• TASK STATEMENT
Write out nothing but the lines from the first line of the entries below through the line with "fig = plt.figure(figsize=(6.08, 4.75), dpi=100)"; no pictures go in.

• RECORDS SUPPLIED
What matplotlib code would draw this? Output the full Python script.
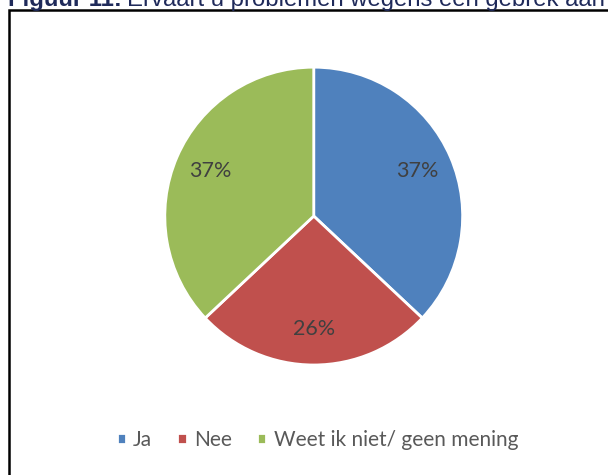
import matplotlib
matplotlib.use("Agg")
import matplotlib.pyplot as plt
from matplotlib.patches import Rectangle

labels = ["Ja", "Nee", "Weet ik niet/ geen mening"]
values = [37, 26, 37]
colors = ["#4F81BD", "#C0504D", "#9BBB59"]

fig = plt.figure(figsize=(6.08, 4.75), dpi=100)

# cropped caption above the chart frame
cap_y = 1 - 6 / 475
t1 = fig.text(8 / 608, cap_y, "Figuur 11:", fontsize=17.2, fontweight="bold",
              color="#1F2A5A", family="Liberation Sans", va="baseline", ha="left")
fig.canvas.draw()
x_end = fig.transFigure.inverted().transform(
    t1.get_window_extent(fig.canvas.get_renderer()).get_points())[1, 0]
fig.text(x_end + 5 / 608, cap_y, "Ervaart u problemen wegens een gebrek aan",
         fontsize=17.2, color="#1F2A5A", family="Liberation Sans",
         va="baseline", ha="left")

# chart frame
fig.patches.append(Rectangle((9 / 608, -0.05), 1.0, 1 - 10 / 475 + 0.05,
                             transform=fig.transFigure, fill=False,
                             edgecolor="black", linewidth=1.8))

ax = fig.add_axes([0.271, 0.2316, 0.49, 0.627])
wedges, _, autotexts = ax.pie(values, colors=colors, startangle=90, counterclock=False,
                              autopct="%d%%", pctdistance=0.76,
                              wedgeprops=dict(edgecolor="white", linewidth=2),
                              textprops=dict(color="#404040", fontsize=15.5, family="Lato"))
ax.set_xlim(-1, 1)
ax.set_ylim(-1, 1)
ax.set_aspect("equal")

leg = fig.legend(wedges, labels, loc="center", bbox_to_anchor=(0.522, 1 - 440 / 475),
                 ncol=3, frameon=False, handlelength=0.45, handleheight=0.45,
                 handletextpad=0.35, columnspacing=1.2,
                 prop=dict(family="Lato", size=15))
for t in leg.get_texts():
    t.set_color("#595959")

fig.savefig("out.png", dpi=100)
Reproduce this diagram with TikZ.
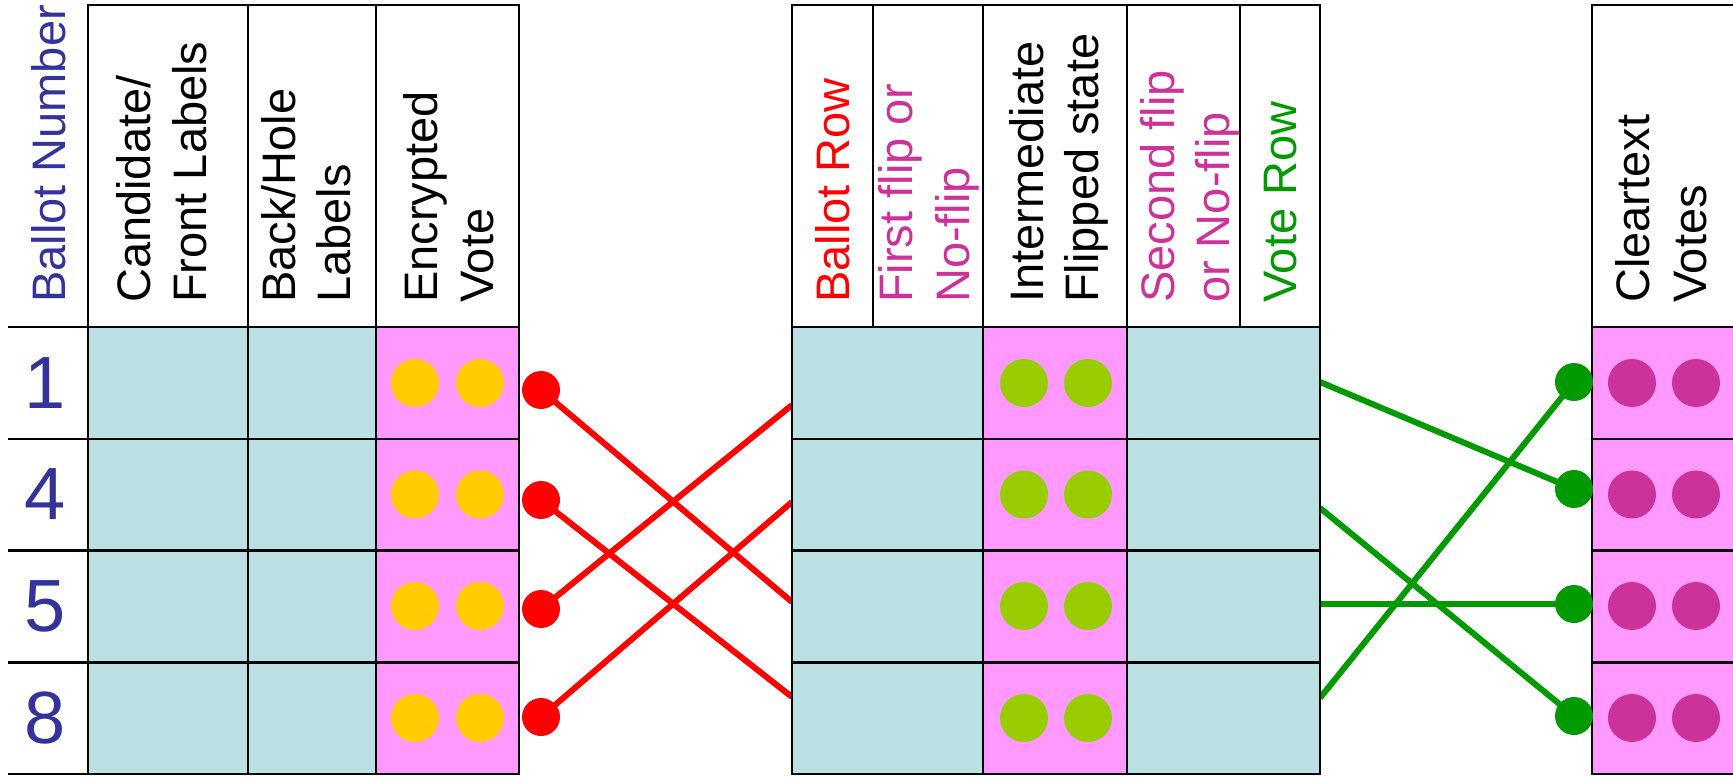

• COMPLETED TASK
What matplotlib code would draw this? Output the full Python script.
import matplotlib
matplotlib.use("Agg")
import matplotlib.pyplot as plt
from matplotlib.patches import Rectangle

labels = ["Ja", "Nee", "Weet ik niet/ geen mening"]
values = [37, 26, 37]
colors = ["#4F81BD", "#C0504D", "#9BBB59"]

fig = plt.figure(figsize=(6.08, 4.75), dpi=100)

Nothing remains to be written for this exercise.